Upacara wiwitan merupakan ritual awal sebelum memulai panen.
Dalam pelaksanaannya, masyarakat menyajikan berbagai hidangan khas seperti tumpeng dan nasi wiwit.
Bersama dengan itu, dilakukan doa bersama sebagai wujud rasa syukur kepada Tuhan atas hasil panen yang melimpah.
Di Wirogunan, kegiatan ini menjadi bagian dari agenda tahunan yang telah berjalan selama empat tahun berturut-turut.
“Harapan dari kami, ini merupakan salah satu wujud upaya untuk nguri-uri kebudayaan Jawi dan juga wujud rasa syukur bahwa panen padi yang melimpah itu merupakan berkat dari rahmat Allah Yang Maha Kuasa,” ujar Lurah Kelurahan Wirogunan, Siti Mahmudah.
Potensi Wiwitan sebagai Daya Tarik Wisata Budaya
Upacara ini pun tak hanya menjadi agenda lokal, namun mulai dilirik sebagai potensi wisata budaya.
“Tradisi wiwitan ini kan sudah ada sejak dulu, sehingga bisa menarik wisatawan.
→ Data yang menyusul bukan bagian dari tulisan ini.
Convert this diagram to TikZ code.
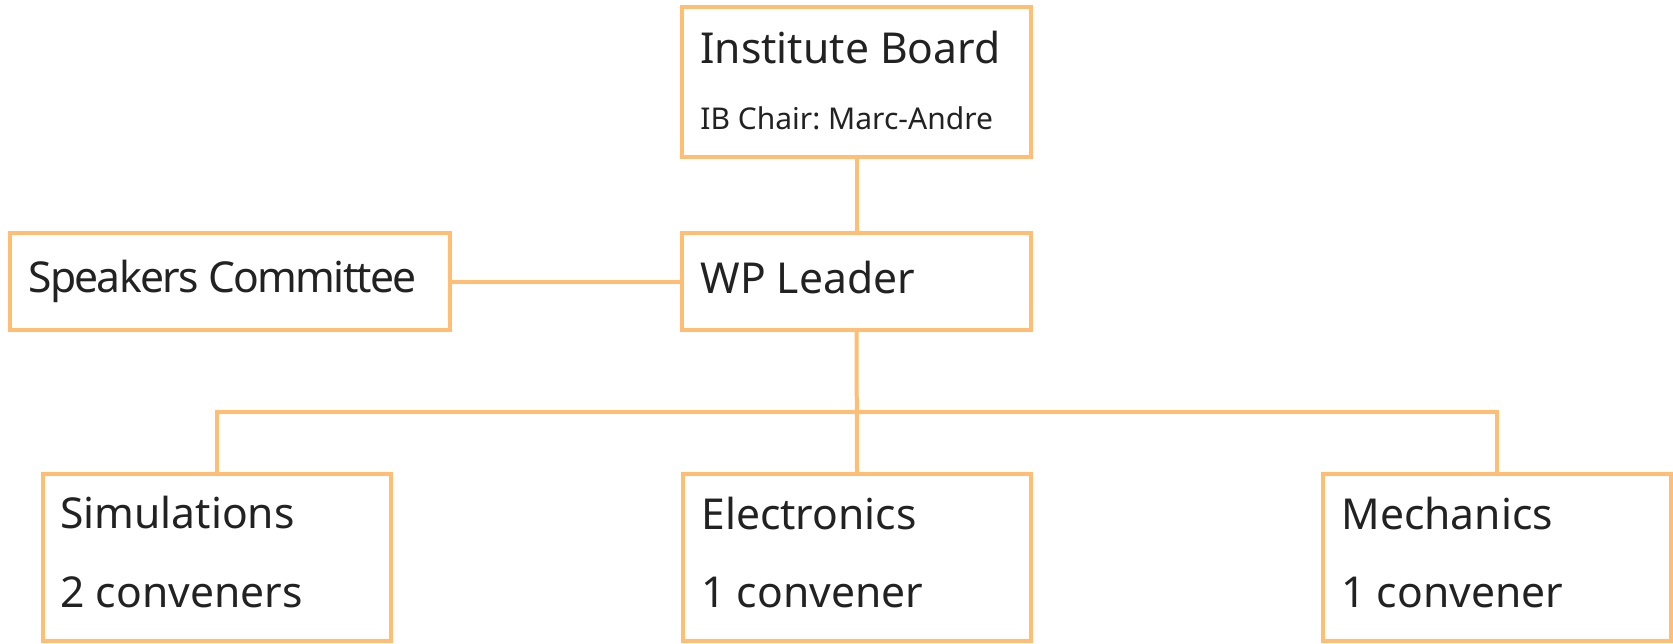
\documentclass[tikz,border=0pt]{standalone}
\usepackage{fontspec}
\setmainfont{Noto Sans}
\frenchspacing
\definecolor{boxline}{HTML}{FFBE73}
\definecolor{txt}{HTML}{222222}
\begin{document}
\begin{tikzpicture}[x=0.5pt,y=-0.5pt,
  boxst/.style={draw=boxline, line width=2pt, fill=white},
  conn/.style={draw=boxline, line width=2pt},
  big/.style={anchor=base west, inner sep=0pt, text=txt, font=\fontsize{21.3}{26}\selectfont},
  small/.style={anchor=base west, inner sep=0pt, text=txt, font=\fontsize{15}{18}\selectfont}]
\useasboundingbox (0,0) rectangle (1673,643);
% boxes
\path[boxst] (682,7) rectangle (1031,157);
\node[inner sep=0pt, minimum width=174.5pt, minimum height=75pt] (ib) at (856.5,82) {};
\path[boxst] (682,233) rectangle (1031,330);
\node[inner sep=0pt, minimum width=174.5pt, minimum height=48.5pt] (wp) at (856.5,281.5) {};
\path[boxst] (10,233) rectangle (450,330);
\node[inner sep=0pt, minimum width=220pt, minimum height=48.5pt] (sc) at (230,281.5) {};
\path[boxst] (43,474) rectangle (391,641);
\node[inner sep=0pt, minimum width=174pt, minimum height=83.5pt] (sim) at (217,557.5) {};
\path[boxst] (683,474) rectangle (1031,641);
\node[inner sep=0pt, minimum width=174pt, minimum height=83.5pt] (el) at (857,557.5) {};
\path[boxst] (1323,474) rectangle (1671,641);
\node[inner sep=0pt, minimum width=174pt, minimum height=83.5pt] (mech) at (1497,557.5) {};
\coordinate (bus) at (857,412);
% connectors
\draw[conn] (ib.south) -- (wp.north);
\draw[conn] (sc.east) -- (wp.west);
\draw[conn] (wp.south) -- (el.north);
\draw[conn] (sim.north) |- (bus) -| (mech.north);
% texts
\node[big] (t1) at (700,63) {Institute Board};
\node[small] (t2) at (700,129) {IB Chair: Marc-Andre};
\node[big] (t3) at (700,293) {WP Leader};
\node[big] (t4) at (28,292) {\addfontfeature{LetterSpace=-4}Speakers Committee};
\node[big] (t5) at (60,528) {Simulations};
\node[big] (t6) at (60,607) {2 conveners};
\node[big] (t7) at (701,529) {Electronics};
\node[big] (t8) at (701,607) {1 convener};
\node[big] (t9) at (1341,529) {Mechanics};
\node[big] (t10) at (1341,607) {1 convener};
\end{tikzpicture}
\end{document}
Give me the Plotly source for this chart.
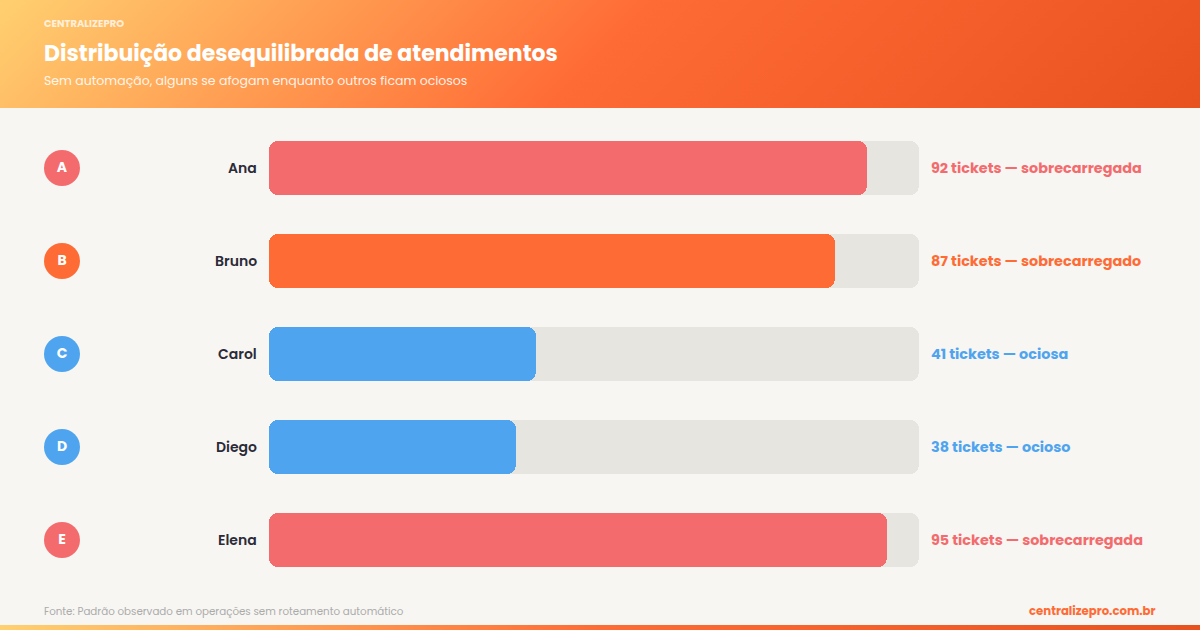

Harapannya, sawah-sawah yang tersisa di kota tetap dilindungi dan tidak beralih fungsi,” kata Ridwan Lasrianto Manalu, Tim Penyuluh Pertanian Lapangan (PPL) di wilayah Mergangsan.
Dengan keunikan tradisi, keterlibatan masyarakat, serta dukungan dari pemerintah setempat, wiwitan memiliki peluang besar untuk berkembang menjadi bagian dari atraksi wisata budaya di Yogyakarta.
Tradisi Wiwitan Lestari di Tengah Kota Jogja
Meskipun Yogyakarta dikenal sebagai kawasan perkotaan, ternyata masih terdapat lima kemantren yang memiliki lahan sawah produktif.
“Di Umbulharjo ada 16,4 hektar, Tegalrejo 6 hektar, Kotagede 4,4 hektar, Mergangsan 4 hektar, dan di Mantrijeron ada setengah hektar sawah yang masih produktif,” ungkap Kepala Dinas Pertanian dan Pangan Kota Yogyakarta Sukidi.
Dengan lahan pertanian yang masih tersisa ini, tradisi wiwitan tetap dapat dilaksanakan secara konsisten oleh warga kota.
Selain sebagai pelestarian budaya, Sukidi juga melihat potensi wiwitan untuk menarik minat generasi muda agar terjun ke dunia pertanian.
“Harapan kami, wiwitan ini terus diselenggarakan. Khususnya dapat menarik anak-anak muda di Kota Yogyakarta untuk ikut bertani. Padahal dunia pertanian itu sangat penting dan sangat menguntungkan,” jelas Sukidi.
Di sisi lain, potensi ekonomi dari hasil panen di kawasan Kota Jogja juga cukup menjanjikan.
Di Wirogunan, sawah seluas 3,8 hektar yang dikelola oleh kelompok tani menghasilkan padi varietas Inpari 42 dengan masa tanam 110 hari.
“Upacara wiwitan ini mengawali panen padi sekaligus menjadi bentuk rasa syukur kami,” tambah Siti Mahmudah.
Rata-rata produktivitasnya mencapai 6,2 ton gabah kering panen (GKP) per hektar, dengan kualitas gabah yang dinilai premium.